Slowing the pace does not mean stopping work. It means being slightly more intentional during a time when people are already more fatigued.
Questions leaders should be asking include:
Are we expecting July productivity in December conditions?
Are we pushing tasks that require full concentration when workers are visibly tired?
Are subtle signs of fatigue being overlooked?
Even small adjustments in expectations can prevent injuries, improve judgment, and protect both crews and schedules.
Name the Season and Lower the Emotional Temperature
Crews do not need forced holiday cheer. They need acknowledgment.
Construction workers often navigate financial pressure, complex family dynamics, grief, loneliness, overtime demands, and burnout all amplified during the holidays.
Simple, genuine statements from supervisors can significantly shift crew dynamics:
“I know a lot of people are thruggling right now.”
“This is a heavy season. We’ll get through it together.”
“If this month is weighing on you, you’re not alone.”
Naming the reality reduces tension and makes it easier for workers to speak up when something feels off.
It also matters because January is often the hidden pressure point. Holiday bills arrive, routines shift again, and motivation drops. Addressing emotional strain openly in December can prevent issues from compounding in the new year.
Encourage Small, Repeatable Recovery Moments
Not every worker can take extended time off, but everyone benefits from recovery especially in winter.
Research shows that short, consistent breaks are often more effective than infrequent long ones. In colder months with limited daylight, micro-recovery becomes critical.

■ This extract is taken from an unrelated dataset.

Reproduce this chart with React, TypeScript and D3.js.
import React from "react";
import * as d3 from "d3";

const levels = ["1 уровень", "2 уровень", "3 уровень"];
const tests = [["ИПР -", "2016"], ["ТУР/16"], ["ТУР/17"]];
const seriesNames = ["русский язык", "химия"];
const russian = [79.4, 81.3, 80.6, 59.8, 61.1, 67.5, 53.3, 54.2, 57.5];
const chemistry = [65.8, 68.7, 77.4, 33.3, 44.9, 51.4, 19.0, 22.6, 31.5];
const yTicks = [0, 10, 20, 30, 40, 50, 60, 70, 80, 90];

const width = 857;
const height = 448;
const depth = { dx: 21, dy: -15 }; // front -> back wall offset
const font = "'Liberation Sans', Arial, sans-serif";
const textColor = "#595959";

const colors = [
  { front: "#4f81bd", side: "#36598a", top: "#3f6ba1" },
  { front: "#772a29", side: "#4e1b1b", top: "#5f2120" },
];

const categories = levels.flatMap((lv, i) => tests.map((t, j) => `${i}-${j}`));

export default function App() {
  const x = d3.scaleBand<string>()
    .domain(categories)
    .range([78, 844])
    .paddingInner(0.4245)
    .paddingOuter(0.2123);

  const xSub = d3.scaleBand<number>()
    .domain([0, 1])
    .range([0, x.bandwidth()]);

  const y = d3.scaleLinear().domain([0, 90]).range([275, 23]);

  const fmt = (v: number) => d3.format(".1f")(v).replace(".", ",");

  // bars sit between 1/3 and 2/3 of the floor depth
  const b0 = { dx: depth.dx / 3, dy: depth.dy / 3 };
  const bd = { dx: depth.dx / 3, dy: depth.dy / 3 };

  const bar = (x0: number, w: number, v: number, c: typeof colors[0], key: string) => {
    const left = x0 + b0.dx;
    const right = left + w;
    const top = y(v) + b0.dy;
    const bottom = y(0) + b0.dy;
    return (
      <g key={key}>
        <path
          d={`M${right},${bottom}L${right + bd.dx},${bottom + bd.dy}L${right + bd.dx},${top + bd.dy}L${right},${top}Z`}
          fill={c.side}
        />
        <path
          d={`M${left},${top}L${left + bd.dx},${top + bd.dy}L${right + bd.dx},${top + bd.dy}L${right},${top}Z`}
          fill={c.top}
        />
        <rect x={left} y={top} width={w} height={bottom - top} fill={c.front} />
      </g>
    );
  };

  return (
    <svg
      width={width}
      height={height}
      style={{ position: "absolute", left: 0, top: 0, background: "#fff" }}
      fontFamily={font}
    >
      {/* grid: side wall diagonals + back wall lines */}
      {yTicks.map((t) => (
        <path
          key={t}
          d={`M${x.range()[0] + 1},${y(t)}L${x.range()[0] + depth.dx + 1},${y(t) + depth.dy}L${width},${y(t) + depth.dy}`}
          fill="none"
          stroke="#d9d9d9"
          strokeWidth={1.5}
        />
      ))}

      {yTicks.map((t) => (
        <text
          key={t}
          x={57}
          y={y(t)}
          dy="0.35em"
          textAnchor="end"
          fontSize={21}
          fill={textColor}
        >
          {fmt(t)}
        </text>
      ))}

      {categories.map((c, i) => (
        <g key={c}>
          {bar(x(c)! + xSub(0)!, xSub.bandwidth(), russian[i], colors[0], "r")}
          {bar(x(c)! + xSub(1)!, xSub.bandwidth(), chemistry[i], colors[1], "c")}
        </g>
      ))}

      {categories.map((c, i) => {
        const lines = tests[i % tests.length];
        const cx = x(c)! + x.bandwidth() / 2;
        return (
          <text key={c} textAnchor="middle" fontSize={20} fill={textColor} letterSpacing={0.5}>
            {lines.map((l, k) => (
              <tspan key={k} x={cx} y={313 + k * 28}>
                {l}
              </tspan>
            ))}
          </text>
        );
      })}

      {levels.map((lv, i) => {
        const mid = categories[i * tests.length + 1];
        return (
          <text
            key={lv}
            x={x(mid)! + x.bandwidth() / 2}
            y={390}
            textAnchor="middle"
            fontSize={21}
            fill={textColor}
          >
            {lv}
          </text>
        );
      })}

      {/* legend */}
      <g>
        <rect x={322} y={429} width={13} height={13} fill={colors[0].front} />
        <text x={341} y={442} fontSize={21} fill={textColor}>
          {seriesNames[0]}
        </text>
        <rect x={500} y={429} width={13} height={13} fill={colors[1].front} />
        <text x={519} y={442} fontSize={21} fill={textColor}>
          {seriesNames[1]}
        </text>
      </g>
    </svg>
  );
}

Encourage practical habits such as:
Five-minute reset breaks
A warm drink before a demanding task
A short walk to clear mental clutter
Listening to one song before the drive home
Brief, genuine check-ins
These are not wellness programs. They are realistic tools that help regulate stress and maintain focus.
Thruggling Is Normal But It Doesn’t Have to Run the Jobsite
The holidays bring a complex mix of excitement, pressure, weather challenges, and disrupted routines to crane and construction jobsites.
Thruggling is where most workers land during this season. The goal is not to eliminate stress, but to manage it with awareness, predictability, and humanity.
When leaders slow the pace just enough to stay safe, acknowledge the season out loud, and support small recovery moments, crews move through the holidays with fewer mistakes, less conflict, and greater stability.
That is good for workers, good for morale, and good for the industry.
Frequently Asked Questions
What does “thruggling” mean in construction work?
It describes the experience of performing well at work while simultaneously feeling stressed, fatigued, or overwhelmed a common state during the holiday season.
Why is holiday stress a safety concern on jobsites?
Fatigue, emotional strain, and reduced focus can impact communication, decision-making, and hazard awareness in high-risk environments.
Is December the most dangerous month for mental health?
No. Research shows suicide rates are lowest in December, but stress, exhaustion, and overwhelm often increase and can affect performance and safety.
How can supervisors support crews during the holidays?
By slightly adjusting pace expectations, acknowledging seasonal stress, and encouraging small, consistent recovery practices.